Regarding safety, 20 patients in the safety population experienced a grade 3 or higher treatment-emergent adverse effect (TEAE). A single case of grade 1 immune effector cell-associated neurotoxicity syndrome was reported, and it quickly resolved.
Cytokine release syndrome (CRS), a common TEAE accompanying CAR T-cell treatments, was present in 10 patients (45%). Increased levels of interleukin 6 were present in patients with CRS. All instances of CRS were grade 3 or less and were manageable with tocilizumab (Actemra), if needed.
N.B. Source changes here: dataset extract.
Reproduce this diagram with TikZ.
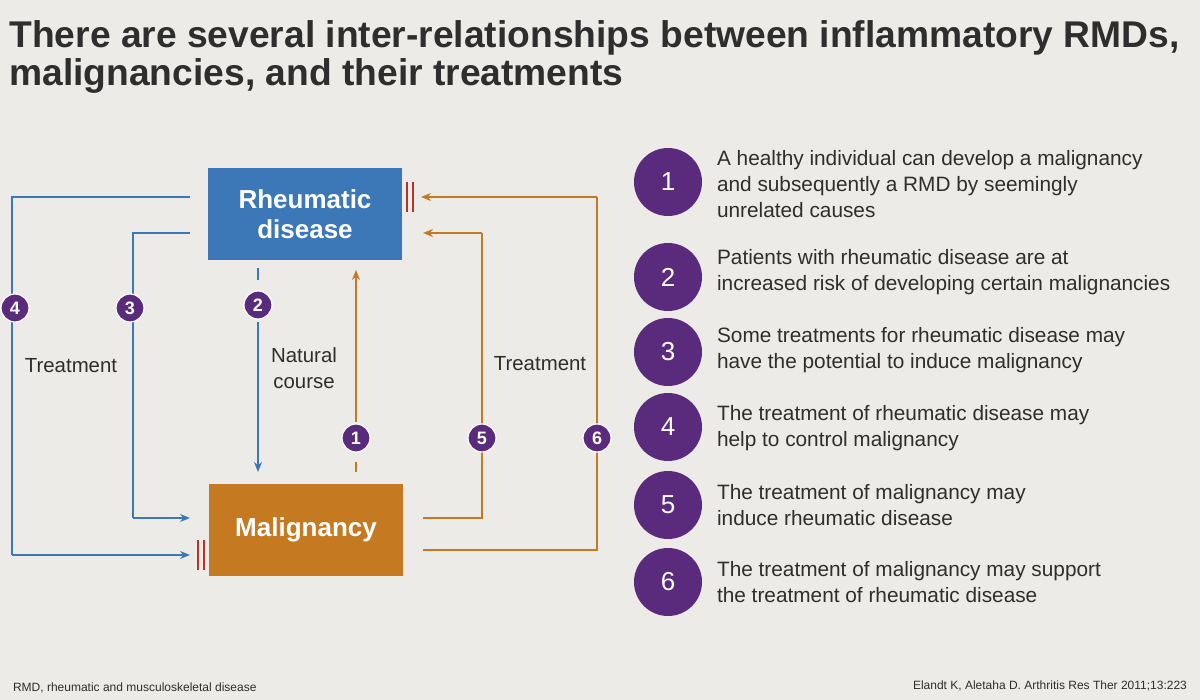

Dose-limiting toxicities (DLTs) were observed in 2 patients, including 1 treated at dose level 2 alone and 1 treated at dose level 2 in combination with the CLDN6-encoding mRNA vaccine. The DLTs consisted of prolonged pancytopenia after lymphodepletion for the patient treated with the CAR T-cell monotherapy and hemophagocytic lymphohistiocytosis for the patient treated with the combination, though this toxicity occurred before administration of the CLDN6-encoding mRNA vaccine. Eight total patients died during the trial, all from disease progression.
In terms of pharmacokinetics, a strong persistence of CAR T cells was reported for over 100 days. A few patients also displayed persistence for over 200 days.
“Some patients showed long-term CAR T-cell persistence for more than 200 days post CAR T-cell infusion,” Mackensen said. “The process of generation of CLDN6 CAR T-cells has now been switched to an automated process and dose escalation is ongoing. The recommended phase 2 dose will be identified for the automated product [in the future].”